_Goal_. Carry none of the pictures over; set down the material below exactly.
***
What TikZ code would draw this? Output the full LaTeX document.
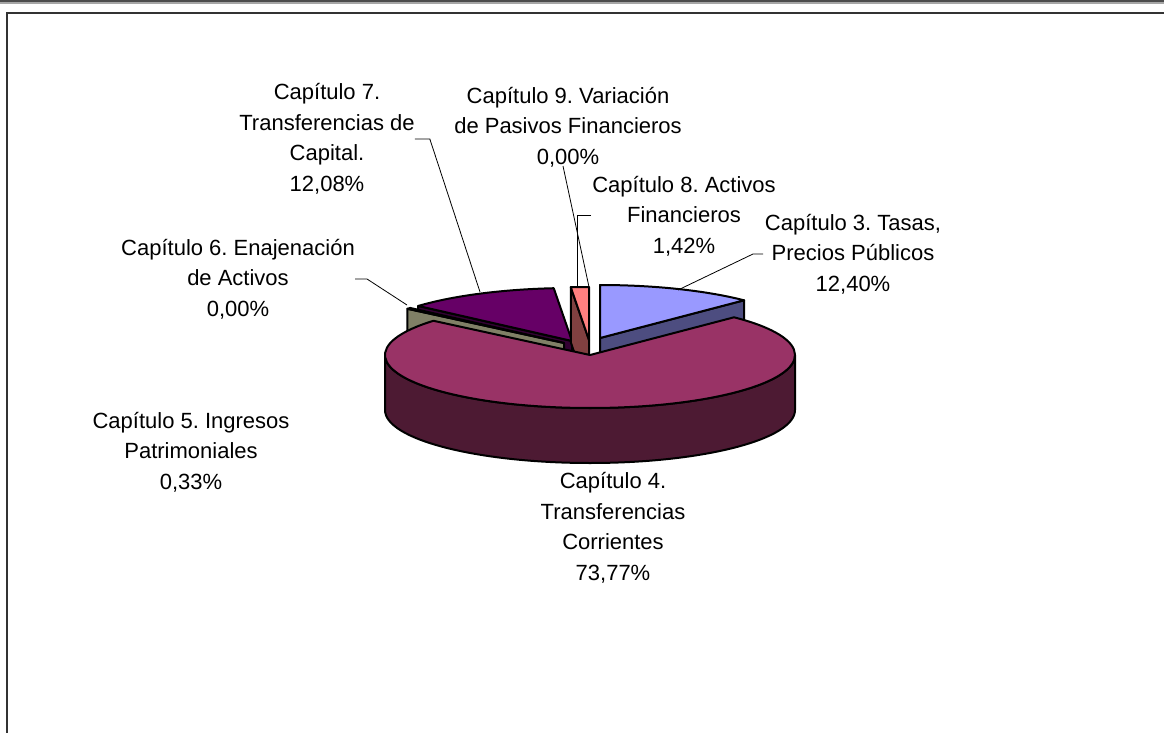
\documentclass[tikz,border=0pt]{standalone}
\usepackage{fontspec}
\setmainfont{Liberation Sans}
\usepackage{tikz}
\frenchspacing

\definecolor{chapthree}{HTML}{9999FF}
\definecolor{chapthreeside}{HTML}{4D4D80}
\definecolor{chapfour}{HTML}{993366}
\definecolor{chapfourside}{HTML}{4D1A33}
\definecolor{chapfive}{HTML}{FFFFCC}
\definecolor{chapfiveside}{HTML}{808066}
\definecolor{chapseven}{HTML}{660066}
\definecolor{chapsevenside}{HTML}{330033}
\definecolor{chapeight}{HTML}{FF8080}
\definecolor{chapeightside}{HTML}{804040}
\definecolor{framegray}{HTML}{333333}

\begin{document}
\begin{tikzpicture}[%
      x=1pt, y=-1pt,
      slice/.style={draw=black, line width=2pt, line join=round},
      leader/.style={draw=black, line width=0.8pt},
      chaplabel/.style={font=\fontsize{22}{30.5}\selectfont, align=center, inner sep=0pt},
      ]
      \useasboundingbox (0,0) rectangle (1164,733);

      % frame
      \fill [color=black!70] (0,0) rectangle (1164,2);
      \fill [color=black!35] (0,2) rectangle (1164,4);
      \draw [color=framegray, line width=2pt] (7,740) -- (7,13) -- (1170,13);

      % slice apexes
      \coordinate (c4) at (590,355);
      \coordinate (c5) at (564,343);
      \coordinate (c7) at (572,341);
      \coordinate (c8) at (589,340);
      \coordinate (c3) at (600,338);

      % back slices
      \filldraw [slice, fill=chapsevenside] (c7) -- ++(0,55) -- ++(-138.6:205 and 53) -- ++(0,-55) -- cycle;
      \filldraw [slice, fill=chapseven] (c7) -- ++(-138.6:205 and 53)
            arc[start angle=-138.6, end angle=-95.11, x radius=205, y radius=53] -- cycle;
      \filldraw [slice, fill=chapfiveside] (c5) -- ++(0,55) -- ++(-139.79:205 and 53) -- ++(0,-55) -- cycle;
      \filldraw [slice, fill=chapfive] (c5) -- ++(-139.79:205 and 53)
            arc[start angle=-139.79, end angle=-138.6, x radius=205, y radius=53] -- cycle;
      \filldraw [slice, fill=chapeightside] (c8) -- ++(0,55) -- ++(-95.11:205 and 53) -- ++(0,-55) -- cycle;
      \filldraw [slice, fill=chapeight] (c8) -- ++(-95.11:205 and 53)
            arc[start angle=-95.11, end angle=-90, x radius=205, y radius=53] -- cycle;
      \filldraw [slice, fill=chapthreeside] (c3) -- ++(0,55) -- ++(-45.36:205 and 53) -- ++(0,-55) -- cycle;
      \filldraw [slice, fill=chapthree] (c3) -- ++(-90:205 and 53)
            arc[start angle=-90, end angle=-45.36, x radius=205, y radius=53] -- cycle;

      % front slice
      \filldraw [slice, fill=chapfourside] (c4) ++(205,0)
            arc[start angle=0, end angle=180, x radius=205, y radius=53] -- ++(0,55)
            arc[start angle=180, end angle=0, x radius=205, y radius=53] -- cycle;
      \filldraw [slice, fill=chapfour] (c4) -- ++(-45.36:205 and 53)
            arc[start angle=-45.36, end angle=220.21, x radius=205, y radius=53] -- cycle;

      % labels
      \node [chaplabel] (lab7) at (327,139) {Capítulo 7.\\Transferencias de\\Capital.\\12,08\%};
      \node [chaplabel] (lab9) at (568,127) {Capítulo 9. Variación\\de Pasivos Financieros\\0,00\%};
      \node [chaplabel] (lab8) at (684,216) {Capítulo 8. Activos\\Financieros\\1,42\%};
      \node [chaplabel] (lab3) at (853,254) {Capítulo 3. Tasas,\\Precios Públicos\\12,40\%};
      \node [chaplabel] (lab6) at (238,279) {Capítulo 6. Enajenación\\de Activos\\0,00\%};
      \node [chaplabel] (lab5) at (191,452) {Capítulo 5. Ingresos\\Patrimoniales\\0,33\%};
      \node [chaplabel] (lab4) at (613,528) {Capítulo 4.\\Transferencias\\Corrientes\\73,77\%};

      % leader lines
      \coordinate (rim7) at (480,292);
      \coordinate (rim9) at (589,287);
      \coordinate (rim8) at (577,287);
      \coordinate (rim3) at (678,290);
      \coordinate (rim6) at (407,305);
      \coordinate (foot9) at (563,166);
      \coordinate (foot8) at (591,215);
      \coordinate (foot3) at (763,254);

      \draw [leader] (lab7.east) -- ++(15,0) -- (rim7);
      \draw [leader] (foot9) -- (rim9);
      \draw [leader] (foot8) -| (rim8);
      \draw [leader] (foot3) -- ++(-10,0) -- (rim3);
      \draw [leader] (lab6.east) -- ++(12,0) -- (rim6);
\end{tikzpicture}
\end{document}
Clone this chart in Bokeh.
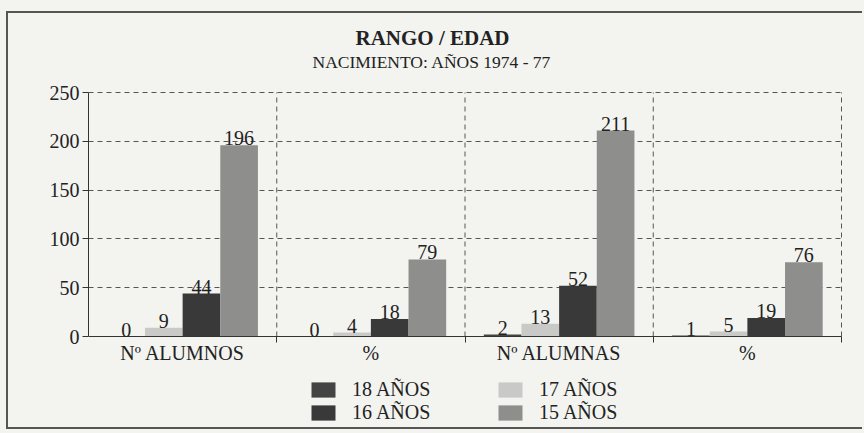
***
_Result of the exercise_.
What TikZ code would draw this? Output the full LaTeX document.
\documentclass[tikz,border=0pt]{standalone}
\usepackage{fontspec}
\setmainfont{Liberation Sans}
\usepackage{tikz}
\frenchspacing

\definecolor{chapthree}{HTML}{9999FF}
\definecolor{chapthreeside}{HTML}{4D4D80}
\definecolor{chapfour}{HTML}{993366}
\definecolor{chapfourside}{HTML}{4D1A33}
\definecolor{chapfive}{HTML}{FFFFCC}
\definecolor{chapfiveside}{HTML}{808066}
\definecolor{chapseven}{HTML}{660066}
\definecolor{chapsevenside}{HTML}{330033}
\definecolor{chapeight}{HTML}{FF8080}
\definecolor{chapeightside}{HTML}{804040}
\definecolor{framegray}{HTML}{333333}

\begin{document}
\begin{tikzpicture}[%
      x=1pt, y=-1pt,
      slice/.style={draw=black, line width=2pt, line join=round},
      leader/.style={draw=black, line width=0.8pt},
      chaplabel/.style={font=\fontsize{22}{30.5}\selectfont, align=center, inner sep=0pt},
      ]
      \useasboundingbox (0,0) rectangle (1164,733);

      % frame
      \fill [color=black!70] (0,0) rectangle (1164,2);
      \fill [color=black!35] (0,2) rectangle (1164,4);
      \draw [color=framegray, line width=2pt] (7,740) -- (7,13) -- (1170,13);

      % slice apexes
      \coordinate (c4) at (590,355);
      \coordinate (c5) at (564,343);
      \coordinate (c7) at (572,341);
      \coordinate (c8) at (589,340);
      \coordinate (c3) at (600,338);

      % back slices
      \filldraw [slice, fill=chapsevenside] (c7) -- ++(0,55) -- ++(-138.6:205 and 53) -- ++(0,-55) -- cycle;
      \filldraw [slice, fill=chapseven] (c7) -- ++(-138.6:205 and 53)
            arc[start angle=-138.6, end angle=-95.11, x radius=205, y radius=53] -- cycle;
      \filldraw [slice, fill=chapfiveside] (c5) -- ++(0,55) -- ++(-139.79:205 and 53) -- ++(0,-55) -- cycle;
      \filldraw [slice, fill=chapfive] (c5) -- ++(-139.79:205 and 53)
            arc[start angle=-139.79, end angle=-138.6, x radius=205, y radius=53] -- cycle;
      \filldraw [slice, fill=chapeightside] (c8) -- ++(0,55) -- ++(-95.11:205 and 53) -- ++(0,-55) -- cycle;
      \filldraw [slice, fill=chapeight] (c8) -- ++(-95.11:205 and 53)
            arc[start angle=-95.11, end angle=-90, x radius=205, y radius=53] -- cycle;
      \filldraw [slice, fill=chapthreeside] (c3) -- ++(0,55) -- ++(-45.36:205 and 53) -- ++(0,-55) -- cycle;
      \filldraw [slice, fill=chapthree] (c3) -- ++(-90:205 and 53)
            arc[start angle=-90, end angle=-45.36, x radius=205, y radius=53] -- cycle;

      % front slice
      \filldraw [slice, fill=chapfourside] (c4) ++(205,0)
            arc[start angle=0, end angle=180, x radius=205, y radius=53] -- ++(0,55)
            arc[start angle=180, end angle=0, x radius=205, y radius=53] -- cycle;
      \filldraw [slice, fill=chapfour] (c4) -- ++(-45.36:205 and 53)
            arc[start angle=-45.36, end angle=220.21, x radius=205, y radius=53] -- cycle;

      % labels
      \node [chaplabel] (lab7) at (327,139) {Capítulo 7.\\Transferencias de\\Capital.\\12,08\%};
      \node [chaplabel] (lab9) at (568,127) {Capítulo 9. Variación\\de Pasivos Financieros\\0,00\%};
      \node [chaplabel] (lab8) at (684,216) {Capítulo 8. Activos\\Financieros\\1,42\%};
      \node [chaplabel] (lab3) at (853,254) {Capítulo 3. Tasas,\\Precios Públicos\\12,40\%};
      \node [chaplabel] (lab6) at (238,279) {Capítulo 6. Enajenación\\de Activos\\0,00\%};
      \node [chaplabel] (lab5) at (191,452) {Capítulo 5. Ingresos\\Patrimoniales\\0,33\%};
      \node [chaplabel] (lab4) at (613,528) {Capítulo 4.\\Transferencias\\Corrientes\\73,77\%};

      % leader lines
      \coordinate (rim7) at (480,292);
      \coordinate (rim9) at (589,287);
      \coordinate (rim8) at (577,287);
      \coordinate (rim3) at (678,290);
      \coordinate (rim6) at (407,305);
      \coordinate (foot9) at (563,166);
      \coordinate (foot8) at (591,215);
      \coordinate (foot3) at (763,254);

      \draw [leader] (lab7.east) -- ++(15,0) -- (rim7);
      \draw [leader] (foot9) -- (rim9);
      \draw [leader] (foot8) -| (rim8);
      \draw [leader] (foot3) -- ++(-10,0) -- (rim3);
      \draw [leader] (lab6.east) -- ++(12,0) -- (rim6);
\end{tikzpicture}
\end{document}
Clone this chart in Bokeh.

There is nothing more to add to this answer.